## begin Provided information
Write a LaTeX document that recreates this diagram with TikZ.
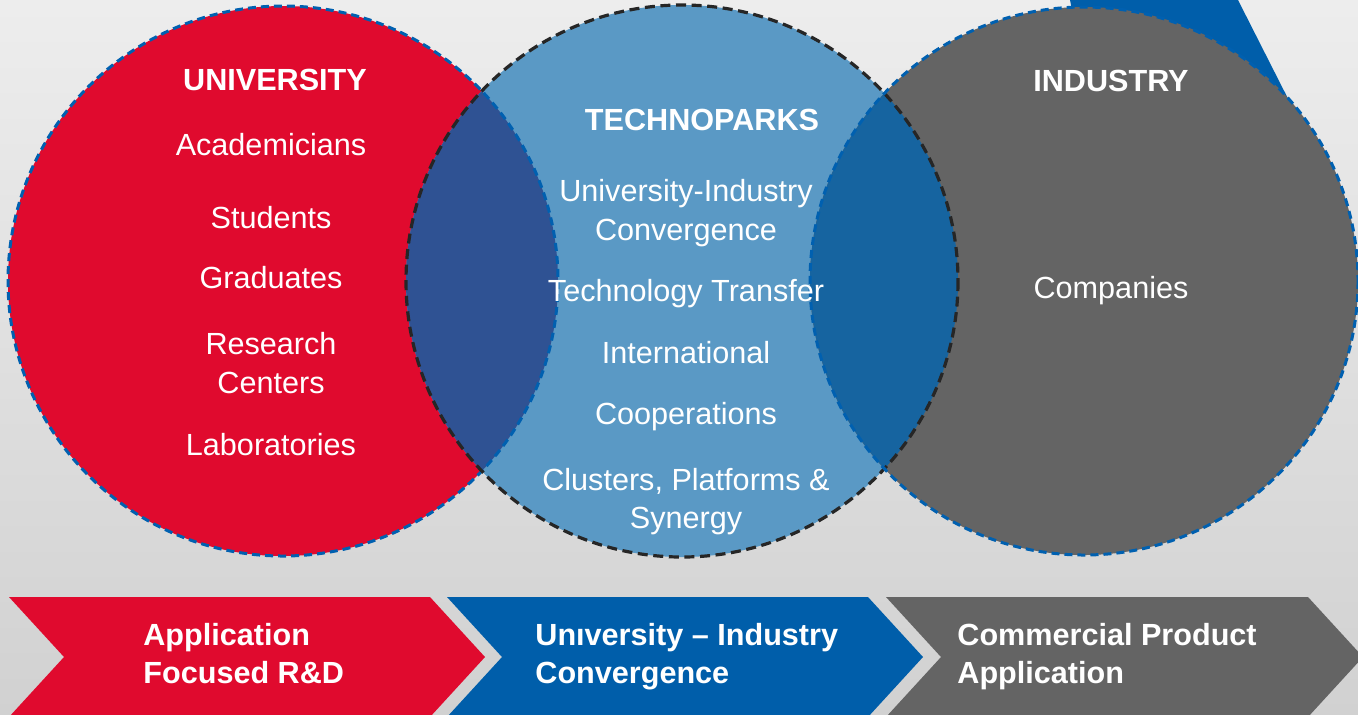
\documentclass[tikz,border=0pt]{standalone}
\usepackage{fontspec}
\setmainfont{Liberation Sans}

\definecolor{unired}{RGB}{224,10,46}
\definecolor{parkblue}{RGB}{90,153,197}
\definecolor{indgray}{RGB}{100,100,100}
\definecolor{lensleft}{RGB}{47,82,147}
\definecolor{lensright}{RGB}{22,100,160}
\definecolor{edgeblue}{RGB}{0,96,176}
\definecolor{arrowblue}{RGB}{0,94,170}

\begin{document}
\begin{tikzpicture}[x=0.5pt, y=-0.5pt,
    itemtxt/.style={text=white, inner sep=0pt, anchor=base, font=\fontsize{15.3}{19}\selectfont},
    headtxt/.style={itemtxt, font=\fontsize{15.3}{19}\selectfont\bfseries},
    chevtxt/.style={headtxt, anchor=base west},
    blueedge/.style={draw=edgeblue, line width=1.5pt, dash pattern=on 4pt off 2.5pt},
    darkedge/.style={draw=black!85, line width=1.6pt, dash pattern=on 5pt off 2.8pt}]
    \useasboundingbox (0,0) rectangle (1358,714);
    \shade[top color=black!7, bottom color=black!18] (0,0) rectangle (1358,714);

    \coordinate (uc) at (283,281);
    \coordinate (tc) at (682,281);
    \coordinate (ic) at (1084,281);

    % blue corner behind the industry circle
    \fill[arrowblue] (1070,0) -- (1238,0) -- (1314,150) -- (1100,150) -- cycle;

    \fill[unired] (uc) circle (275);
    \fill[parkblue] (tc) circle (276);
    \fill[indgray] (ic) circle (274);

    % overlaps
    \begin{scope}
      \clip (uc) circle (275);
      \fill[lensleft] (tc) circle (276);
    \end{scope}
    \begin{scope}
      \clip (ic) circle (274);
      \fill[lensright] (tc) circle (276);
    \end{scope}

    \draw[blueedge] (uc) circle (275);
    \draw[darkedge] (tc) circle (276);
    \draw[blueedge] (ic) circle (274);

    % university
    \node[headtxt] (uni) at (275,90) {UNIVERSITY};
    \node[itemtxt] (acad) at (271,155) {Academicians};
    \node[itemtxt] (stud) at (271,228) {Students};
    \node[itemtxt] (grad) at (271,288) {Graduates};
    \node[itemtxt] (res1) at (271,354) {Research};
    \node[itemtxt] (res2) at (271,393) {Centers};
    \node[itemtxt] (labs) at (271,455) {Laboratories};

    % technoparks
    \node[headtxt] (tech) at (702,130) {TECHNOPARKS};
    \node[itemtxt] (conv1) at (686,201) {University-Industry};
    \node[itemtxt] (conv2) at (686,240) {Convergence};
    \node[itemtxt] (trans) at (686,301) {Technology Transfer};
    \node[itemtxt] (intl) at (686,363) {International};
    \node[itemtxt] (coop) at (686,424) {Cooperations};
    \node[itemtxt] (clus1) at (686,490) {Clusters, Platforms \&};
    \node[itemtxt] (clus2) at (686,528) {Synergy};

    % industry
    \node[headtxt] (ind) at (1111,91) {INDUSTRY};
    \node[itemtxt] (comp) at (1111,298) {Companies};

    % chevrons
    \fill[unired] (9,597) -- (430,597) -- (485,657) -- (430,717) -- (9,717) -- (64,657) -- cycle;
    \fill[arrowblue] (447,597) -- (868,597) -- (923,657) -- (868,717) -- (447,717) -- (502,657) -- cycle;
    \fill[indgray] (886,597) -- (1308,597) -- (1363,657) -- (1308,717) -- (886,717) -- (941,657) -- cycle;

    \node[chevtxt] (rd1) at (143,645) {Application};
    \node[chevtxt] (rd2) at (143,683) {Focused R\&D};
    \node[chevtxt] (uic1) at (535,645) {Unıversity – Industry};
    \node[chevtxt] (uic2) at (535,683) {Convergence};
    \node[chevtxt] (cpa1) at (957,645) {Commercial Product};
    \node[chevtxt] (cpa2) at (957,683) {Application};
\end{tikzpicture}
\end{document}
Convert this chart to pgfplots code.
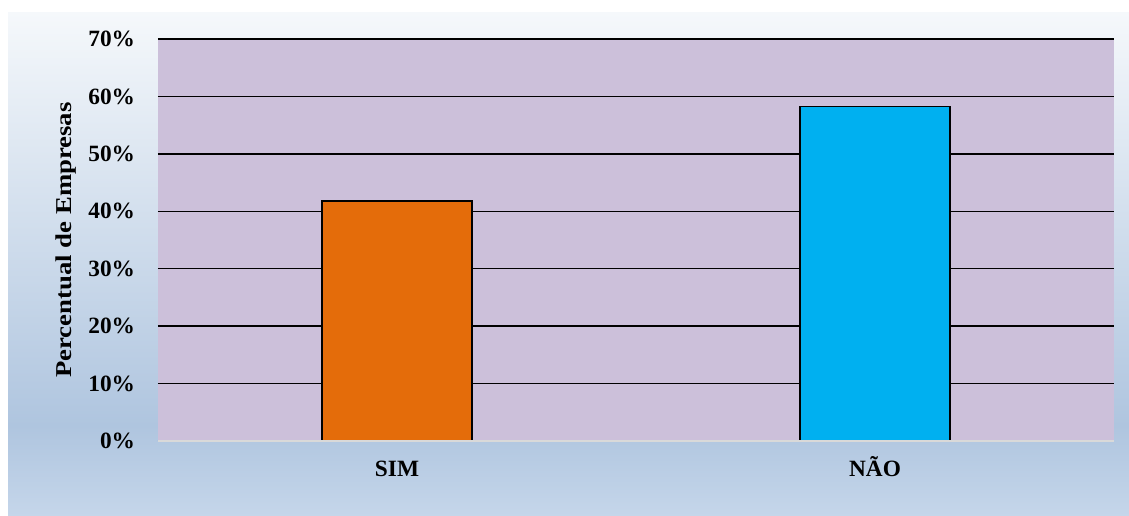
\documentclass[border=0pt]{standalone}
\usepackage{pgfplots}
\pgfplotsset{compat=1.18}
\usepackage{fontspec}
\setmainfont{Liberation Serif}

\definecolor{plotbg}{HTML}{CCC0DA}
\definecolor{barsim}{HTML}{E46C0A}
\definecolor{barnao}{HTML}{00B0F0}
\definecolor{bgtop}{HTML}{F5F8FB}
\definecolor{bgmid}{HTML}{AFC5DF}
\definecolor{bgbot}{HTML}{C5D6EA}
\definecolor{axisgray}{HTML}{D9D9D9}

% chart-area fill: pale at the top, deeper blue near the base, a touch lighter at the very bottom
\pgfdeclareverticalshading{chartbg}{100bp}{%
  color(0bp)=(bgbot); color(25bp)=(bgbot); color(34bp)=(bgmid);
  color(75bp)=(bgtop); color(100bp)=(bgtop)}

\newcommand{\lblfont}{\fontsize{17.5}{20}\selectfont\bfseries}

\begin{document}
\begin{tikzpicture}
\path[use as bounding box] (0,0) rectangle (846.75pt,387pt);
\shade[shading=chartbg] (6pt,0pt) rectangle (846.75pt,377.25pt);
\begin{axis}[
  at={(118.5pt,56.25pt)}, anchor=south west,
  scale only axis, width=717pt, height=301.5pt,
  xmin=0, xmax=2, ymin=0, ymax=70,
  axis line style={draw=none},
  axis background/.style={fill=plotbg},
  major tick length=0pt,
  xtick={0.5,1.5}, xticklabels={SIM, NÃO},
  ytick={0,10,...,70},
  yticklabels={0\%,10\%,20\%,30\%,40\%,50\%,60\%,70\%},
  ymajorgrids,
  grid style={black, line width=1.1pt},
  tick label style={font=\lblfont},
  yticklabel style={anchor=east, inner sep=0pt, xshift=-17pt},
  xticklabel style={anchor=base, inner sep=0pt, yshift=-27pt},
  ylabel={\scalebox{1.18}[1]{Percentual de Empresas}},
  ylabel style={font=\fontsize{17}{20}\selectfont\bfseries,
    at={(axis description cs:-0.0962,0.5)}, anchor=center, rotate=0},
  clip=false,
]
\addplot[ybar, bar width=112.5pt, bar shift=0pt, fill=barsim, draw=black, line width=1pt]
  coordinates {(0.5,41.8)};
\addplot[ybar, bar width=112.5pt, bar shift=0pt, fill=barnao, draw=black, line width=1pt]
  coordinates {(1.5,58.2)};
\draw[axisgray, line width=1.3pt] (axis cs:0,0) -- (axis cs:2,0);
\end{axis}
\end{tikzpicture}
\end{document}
## end Provided information
**Task goal:** Using the material above, retype each entry exactly and omit the pictures.

**Complete response:**
Write a LaTeX document that recreates this diagram with TikZ.
\documentclass[tikz,border=0pt]{standalone}
\usepackage{fontspec}
\setmainfont{Liberation Sans}

\definecolor{unired}{RGB}{224,10,46}
\definecolor{parkblue}{RGB}{90,153,197}
\definecolor{indgray}{RGB}{100,100,100}
\definecolor{lensleft}{RGB}{47,82,147}
\definecolor{lensright}{RGB}{22,100,160}
\definecolor{edgeblue}{RGB}{0,96,176}
\definecolor{arrowblue}{RGB}{0,94,170}

\begin{document}
\begin{tikzpicture}[x=0.5pt, y=-0.5pt,
    itemtxt/.style={text=white, inner sep=0pt, anchor=base, font=\fontsize{15.3}{19}\selectfont},
    headtxt/.style={itemtxt, font=\fontsize{15.3}{19}\selectfont\bfseries},
    chevtxt/.style={headtxt, anchor=base west},
    blueedge/.style={draw=edgeblue, line width=1.5pt, dash pattern=on 4pt off 2.5pt},
    darkedge/.style={draw=black!85, line width=1.6pt, dash pattern=on 5pt off 2.8pt}]
    \useasboundingbox (0,0) rectangle (1358,714);
    \shade[top color=black!7, bottom color=black!18] (0,0) rectangle (1358,714);

    \coordinate (uc) at (283,281);
    \coordinate (tc) at (682,281);
    \coordinate (ic) at (1084,281);

    % blue corner behind the industry circle
    \fill[arrowblue] (1070,0) -- (1238,0) -- (1314,150) -- (1100,150) -- cycle;

    \fill[unired] (uc) circle (275);
    \fill[parkblue] (tc) circle (276);
    \fill[indgray] (ic) circle (274);

    % overlaps
    \begin{scope}
      \clip (uc) circle (275);
      \fill[lensleft] (tc) circle (276);
    \end{scope}
    \begin{scope}
      \clip (ic) circle (274);
      \fill[lensright] (tc) circle (276);
    \end{scope}

    \draw[blueedge] (uc) circle (275);
    \draw[darkedge] (tc) circle (276);
    \draw[blueedge] (ic) circle (274);

    % university
    \node[headtxt] (uni) at (275,90) {UNIVERSITY};
    \node[itemtxt] (acad) at (271,155) {Academicians};
    \node[itemtxt] (stud) at (271,228) {Students};
    \node[itemtxt] (grad) at (271,288) {Graduates};
    \node[itemtxt] (res1) at (271,354) {Research};
    \node[itemtxt] (res2) at (271,393) {Centers};
    \node[itemtxt] (labs) at (271,455) {Laboratories};

    % technoparks
    \node[headtxt] (tech) at (702,130) {TECHNOPARKS};
    \node[itemtxt] (conv1) at (686,201) {University-Industry};
    \node[itemtxt] (conv2) at (686,240) {Convergence};
    \node[itemtxt] (trans) at (686,301) {Technology Transfer};
    \node[itemtxt] (intl) at (686,363) {International};
    \node[itemtxt] (coop) at (686,424) {Cooperations};
    \node[itemtxt] (clus1) at (686,490) {Clusters, Platforms \&};
    \node[itemtxt] (clus2) at (686,528) {Synergy};

    % industry
    \node[headtxt] (ind) at (1111,91) {INDUSTRY};
    \node[itemtxt] (comp) at (1111,298) {Companies};

    % chevrons
    \fill[unired] (9,597) -- (430,597) -- (485,657) -- (430,717) -- (9,717) -- (64,657) -- cycle;
    \fill[arrowblue] (447,597) -- (868,597) -- (923,657) -- (868,717) -- (447,717) -- (502,657) -- cycle;
    \fill[indgray] (886,597) -- (1308,597) -- (1363,657) -- (1308,717) -- (886,717) -- (941,657) -- cycle;

    \node[chevtxt] (rd1) at (143,645) {Application};
    \node[chevtxt] (rd2) at (143,683) {Focused R\&D};
    \node[chevtxt] (uic1) at (535,645) {Unıversity – Industry};
    \node[chevtxt] (uic2) at (535,683) {Convergence};
    \node[chevtxt] (cpa1) at (957,645) {Commercial Product};
    \node[chevtxt] (cpa2) at (957,683) {Application};
\end{tikzpicture}
\end{document}
Convert this chart to pgfplots code.
\documentclass[border=0pt]{standalone}
\usepackage{pgfplots}
\pgfplotsset{compat=1.18}
\usepackage{fontspec}
\setmainfont{Liberation Serif}

\definecolor{plotbg}{HTML}{CCC0DA}
\definecolor{barsim}{HTML}{E46C0A}
\definecolor{barnao}{HTML}{00B0F0}
\definecolor{bgtop}{HTML}{F5F8FB}
\definecolor{bgmid}{HTML}{AFC5DF}
\definecolor{bgbot}{HTML}{C5D6EA}
\definecolor{axisgray}{HTML}{D9D9D9}

% chart-area fill: pale at the top, deeper blue near the base, a touch lighter at the very bottom
\pgfdeclareverticalshading{chartbg}{100bp}{%
  color(0bp)=(bgbot); color(25bp)=(bgbot); color(34bp)=(bgmid);
  color(75bp)=(bgtop); color(100bp)=(bgtop)}

\newcommand{\lblfont}{\fontsize{17.5}{20}\selectfont\bfseries}

\begin{document}
\begin{tikzpicture}
\path[use as bounding box] (0,0) rectangle (846.75pt,387pt);
\shade[shading=chartbg] (6pt,0pt) rectangle (846.75pt,377.25pt);
\begin{axis}[
  at={(118.5pt,56.25pt)}, anchor=south west,
  scale only axis, width=717pt, height=301.5pt,
  xmin=0, xmax=2, ymin=0, ymax=70,
  axis line style={draw=none},
  axis background/.style={fill=plotbg},
  major tick length=0pt,
  xtick={0.5,1.5}, xticklabels={SIM, NÃO},
  ytick={0,10,...,70},
  yticklabels={0\%,10\%,20\%,30\%,40\%,50\%,60\%,70\%},
  ymajorgrids,
  grid style={black, line width=1.1pt},
  tick label style={font=\lblfont},
  yticklabel style={anchor=east, inner sep=0pt, xshift=-17pt},
  xticklabel style={anchor=base, inner sep=0pt, yshift=-27pt},
  ylabel={\scalebox{1.18}[1]{Percentual de Empresas}},
  ylabel style={font=\fontsize{17}{20}\selectfont\bfseries,
    at={(axis description cs:-0.0962,0.5)}, anchor=center, rotate=0},
  clip=false,
]
\addplot[ybar, bar width=112.5pt, bar shift=0pt, fill=barsim, draw=black, line width=1pt]
  coordinates {(0.5,41.8)};
\addplot[ybar, bar width=112.5pt, bar shift=0pt, fill=barnao, draw=black, line width=1pt]
  coordinates {(1.5,58.2)};
\draw[axisgray, line width=1.3pt] (axis cs:0,0) -- (axis cs:2,0);
\end{axis}
\end{tikzpicture}
\end{document}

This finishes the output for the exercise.